WHAT TO WORK ON: Each line from the start of the records below through the line that contains "ax.plot(xl, lin_slope *" should be printed exactly. Pictures are omitted.

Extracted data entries
================================

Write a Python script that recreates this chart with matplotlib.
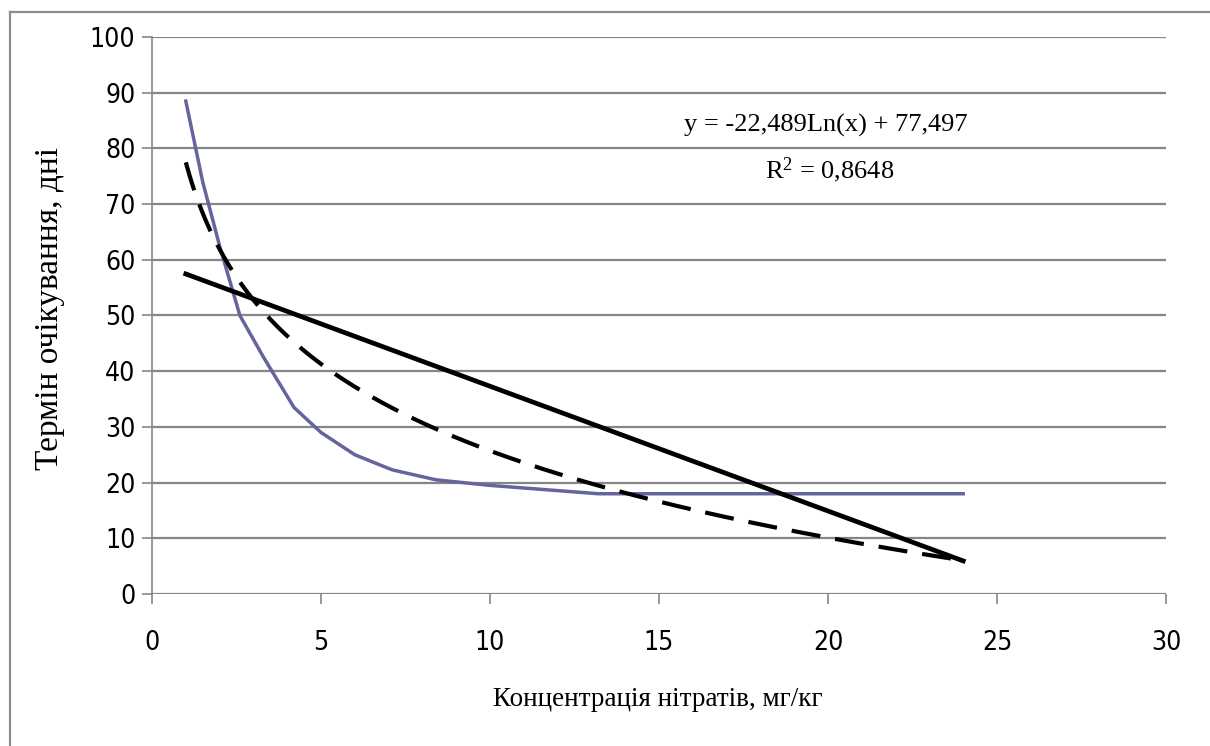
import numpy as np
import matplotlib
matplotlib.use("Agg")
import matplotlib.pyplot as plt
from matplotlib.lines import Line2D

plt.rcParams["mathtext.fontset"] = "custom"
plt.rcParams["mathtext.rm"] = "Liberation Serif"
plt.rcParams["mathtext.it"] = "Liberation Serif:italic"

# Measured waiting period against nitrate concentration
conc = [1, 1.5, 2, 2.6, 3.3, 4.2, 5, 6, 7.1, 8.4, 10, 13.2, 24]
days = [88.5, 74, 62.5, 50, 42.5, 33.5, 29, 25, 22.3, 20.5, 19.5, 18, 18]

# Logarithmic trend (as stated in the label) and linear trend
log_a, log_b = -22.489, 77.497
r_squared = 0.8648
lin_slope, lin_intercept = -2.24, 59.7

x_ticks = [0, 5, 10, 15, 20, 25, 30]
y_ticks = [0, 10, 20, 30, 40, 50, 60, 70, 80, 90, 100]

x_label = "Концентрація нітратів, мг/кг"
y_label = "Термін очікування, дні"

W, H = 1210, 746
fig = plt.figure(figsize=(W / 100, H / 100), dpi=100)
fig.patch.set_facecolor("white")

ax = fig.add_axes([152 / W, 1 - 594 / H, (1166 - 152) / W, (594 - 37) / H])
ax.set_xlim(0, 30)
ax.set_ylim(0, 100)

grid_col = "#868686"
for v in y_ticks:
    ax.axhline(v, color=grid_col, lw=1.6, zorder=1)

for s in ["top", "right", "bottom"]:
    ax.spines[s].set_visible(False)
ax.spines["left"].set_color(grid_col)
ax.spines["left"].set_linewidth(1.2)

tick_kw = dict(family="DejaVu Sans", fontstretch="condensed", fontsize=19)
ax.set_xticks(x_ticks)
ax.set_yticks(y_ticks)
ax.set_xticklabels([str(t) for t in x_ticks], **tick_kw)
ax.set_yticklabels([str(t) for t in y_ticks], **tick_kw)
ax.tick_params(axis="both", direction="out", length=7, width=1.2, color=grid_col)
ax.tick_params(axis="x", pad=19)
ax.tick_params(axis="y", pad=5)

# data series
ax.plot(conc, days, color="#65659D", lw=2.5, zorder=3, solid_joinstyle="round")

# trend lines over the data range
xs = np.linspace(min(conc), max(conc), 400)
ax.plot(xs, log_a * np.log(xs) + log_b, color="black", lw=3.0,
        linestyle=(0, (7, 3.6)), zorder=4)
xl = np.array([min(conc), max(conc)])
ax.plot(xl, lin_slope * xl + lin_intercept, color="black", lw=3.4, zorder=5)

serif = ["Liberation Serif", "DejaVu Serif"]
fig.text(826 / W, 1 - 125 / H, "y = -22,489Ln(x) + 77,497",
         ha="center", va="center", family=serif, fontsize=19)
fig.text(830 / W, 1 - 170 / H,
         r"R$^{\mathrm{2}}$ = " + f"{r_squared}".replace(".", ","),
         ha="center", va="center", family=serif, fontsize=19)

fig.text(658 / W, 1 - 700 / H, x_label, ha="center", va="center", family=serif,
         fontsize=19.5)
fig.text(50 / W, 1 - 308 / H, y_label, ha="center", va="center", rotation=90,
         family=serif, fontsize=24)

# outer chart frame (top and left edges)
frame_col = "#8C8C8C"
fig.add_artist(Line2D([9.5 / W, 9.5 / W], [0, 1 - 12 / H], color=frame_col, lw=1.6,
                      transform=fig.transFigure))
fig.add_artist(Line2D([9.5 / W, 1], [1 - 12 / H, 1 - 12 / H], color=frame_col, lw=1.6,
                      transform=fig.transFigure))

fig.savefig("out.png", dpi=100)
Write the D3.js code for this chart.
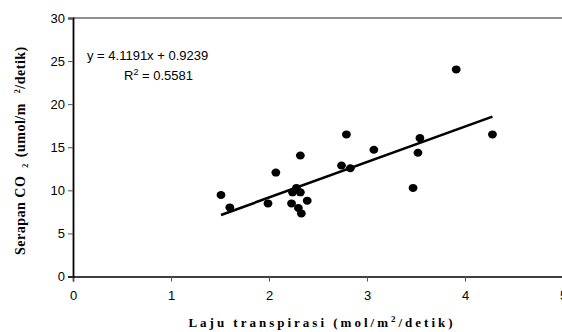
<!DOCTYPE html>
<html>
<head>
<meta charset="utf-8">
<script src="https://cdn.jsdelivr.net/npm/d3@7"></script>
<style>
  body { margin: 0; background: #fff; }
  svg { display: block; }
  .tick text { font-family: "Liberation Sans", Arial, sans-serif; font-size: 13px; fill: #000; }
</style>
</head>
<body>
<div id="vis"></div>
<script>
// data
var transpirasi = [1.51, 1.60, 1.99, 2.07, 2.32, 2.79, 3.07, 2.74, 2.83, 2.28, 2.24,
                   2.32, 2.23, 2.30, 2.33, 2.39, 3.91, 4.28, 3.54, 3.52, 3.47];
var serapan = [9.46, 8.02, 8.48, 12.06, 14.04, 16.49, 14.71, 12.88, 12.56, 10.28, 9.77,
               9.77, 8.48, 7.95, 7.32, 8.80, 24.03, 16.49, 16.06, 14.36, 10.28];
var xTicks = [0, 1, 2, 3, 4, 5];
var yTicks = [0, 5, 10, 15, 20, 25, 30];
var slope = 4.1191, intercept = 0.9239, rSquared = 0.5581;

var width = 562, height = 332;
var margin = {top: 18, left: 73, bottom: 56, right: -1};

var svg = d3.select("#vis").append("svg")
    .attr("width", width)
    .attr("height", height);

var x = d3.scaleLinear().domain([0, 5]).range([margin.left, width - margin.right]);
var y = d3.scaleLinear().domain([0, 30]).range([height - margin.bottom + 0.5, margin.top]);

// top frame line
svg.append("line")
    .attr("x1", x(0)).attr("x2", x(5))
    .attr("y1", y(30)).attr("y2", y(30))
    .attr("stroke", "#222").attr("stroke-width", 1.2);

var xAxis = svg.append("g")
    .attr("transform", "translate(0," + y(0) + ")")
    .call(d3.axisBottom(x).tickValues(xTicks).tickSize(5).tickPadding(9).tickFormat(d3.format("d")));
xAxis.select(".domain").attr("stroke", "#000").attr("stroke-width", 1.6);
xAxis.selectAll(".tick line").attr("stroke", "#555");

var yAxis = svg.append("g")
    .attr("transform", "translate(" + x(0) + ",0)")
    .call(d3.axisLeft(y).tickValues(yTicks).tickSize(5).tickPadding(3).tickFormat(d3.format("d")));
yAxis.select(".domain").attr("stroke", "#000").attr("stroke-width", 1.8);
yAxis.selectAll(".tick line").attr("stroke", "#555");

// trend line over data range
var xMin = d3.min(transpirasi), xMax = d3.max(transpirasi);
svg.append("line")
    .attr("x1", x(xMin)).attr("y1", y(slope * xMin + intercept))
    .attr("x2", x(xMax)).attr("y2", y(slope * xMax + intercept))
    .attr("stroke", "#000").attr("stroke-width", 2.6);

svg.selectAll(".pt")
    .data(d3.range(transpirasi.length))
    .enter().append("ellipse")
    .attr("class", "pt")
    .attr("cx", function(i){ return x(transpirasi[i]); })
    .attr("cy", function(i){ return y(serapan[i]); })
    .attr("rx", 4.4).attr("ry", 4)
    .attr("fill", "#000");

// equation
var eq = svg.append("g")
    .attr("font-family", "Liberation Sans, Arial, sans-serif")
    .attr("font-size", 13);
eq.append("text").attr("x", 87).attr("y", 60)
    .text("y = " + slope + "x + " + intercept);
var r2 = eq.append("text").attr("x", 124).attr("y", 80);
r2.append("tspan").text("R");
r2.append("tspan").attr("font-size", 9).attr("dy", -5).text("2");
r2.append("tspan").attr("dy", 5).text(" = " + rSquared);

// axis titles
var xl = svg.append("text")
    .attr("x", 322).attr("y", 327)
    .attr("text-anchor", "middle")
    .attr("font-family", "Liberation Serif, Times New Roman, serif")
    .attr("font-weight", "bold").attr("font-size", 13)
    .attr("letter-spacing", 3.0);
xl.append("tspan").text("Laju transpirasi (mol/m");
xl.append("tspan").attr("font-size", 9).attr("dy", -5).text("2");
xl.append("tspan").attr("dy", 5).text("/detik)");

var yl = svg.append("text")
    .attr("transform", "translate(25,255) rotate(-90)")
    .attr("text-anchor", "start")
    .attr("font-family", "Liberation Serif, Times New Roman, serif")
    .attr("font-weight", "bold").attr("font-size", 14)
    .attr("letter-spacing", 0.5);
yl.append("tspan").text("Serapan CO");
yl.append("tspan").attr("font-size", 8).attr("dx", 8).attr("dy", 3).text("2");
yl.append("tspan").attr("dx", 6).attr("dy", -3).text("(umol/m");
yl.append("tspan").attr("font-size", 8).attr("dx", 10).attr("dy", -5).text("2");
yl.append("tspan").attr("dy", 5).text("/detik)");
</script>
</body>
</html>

================================

THE OUTPUT:
Write a Python script that recreates this chart with matplotlib.
import numpy as np
import matplotlib
matplotlib.use("Agg")
import matplotlib.pyplot as plt
from matplotlib.lines import Line2D

plt.rcParams["mathtext.fontset"] = "custom"
plt.rcParams["mathtext.rm"] = "Liberation Serif"
plt.rcParams["mathtext.it"] = "Liberation Serif:italic"

# Measured waiting period against nitrate concentration
conc = [1, 1.5, 2, 2.6, 3.3, 4.2, 5, 6, 7.1, 8.4, 10, 13.2, 24]
days = [88.5, 74, 62.5, 50, 42.5, 33.5, 29, 25, 22.3, 20.5, 19.5, 18, 18]

# Logarithmic trend (as stated in the label) and linear trend
log_a, log_b = -22.489, 77.497
r_squared = 0.8648
lin_slope, lin_intercept = -2.24, 59.7

x_ticks = [0, 5, 10, 15, 20, 25, 30]
y_ticks = [0, 10, 20, 30, 40, 50, 60, 70, 80, 90, 100]

x_label = "Концентрація нітратів, мг/кг"
y_label = "Термін очікування, дні"

W, H = 1210, 746
fig = plt.figure(figsize=(W / 100, H / 100), dpi=100)
fig.patch.set_facecolor("white")

ax = fig.add_axes([152 / W, 1 - 594 / H, (1166 - 152) / W, (594 - 37) / H])
ax.set_xlim(0, 30)
ax.set_ylim(0, 100)

grid_col = "#868686"
for v in y_ticks:
    ax.axhline(v, color=grid_col, lw=1.6, zorder=1)

for s in ["top", "right", "bottom"]:
    ax.spines[s].set_visible(False)
ax.spines["left"].set_color(grid_col)
ax.spines["left"].set_linewidth(1.2)

tick_kw = dict(family="DejaVu Sans", fontstretch="condensed", fontsize=19)
ax.set_xticks(x_ticks)
ax.set_yticks(y_ticks)
ax.set_xticklabels([str(t) for t in x_ticks], **tick_kw)
ax.set_yticklabels([str(t) for t in y_ticks], **tick_kw)
ax.tick_params(axis="both", direction="out", length=7, width=1.2, color=grid_col)
ax.tick_params(axis="x", pad=19)
ax.tick_params(axis="y", pad=5)

# data series
ax.plot(conc, days, color="#65659D", lw=2.5, zorder=3, solid_joinstyle="round")

# trend lines over the data range
xs = np.linspace(min(conc), max(conc), 400)
ax.plot(xs, log_a * np.log(xs) + log_b, color="black", lw=3.0,
        linestyle=(0, (7, 3.6)), zorder=4)
xl = np.array([min(conc), max(conc)])
ax.plot(xl, lin_slope * xl + lin_intercept, color="black", lw=3.4, zorder=5)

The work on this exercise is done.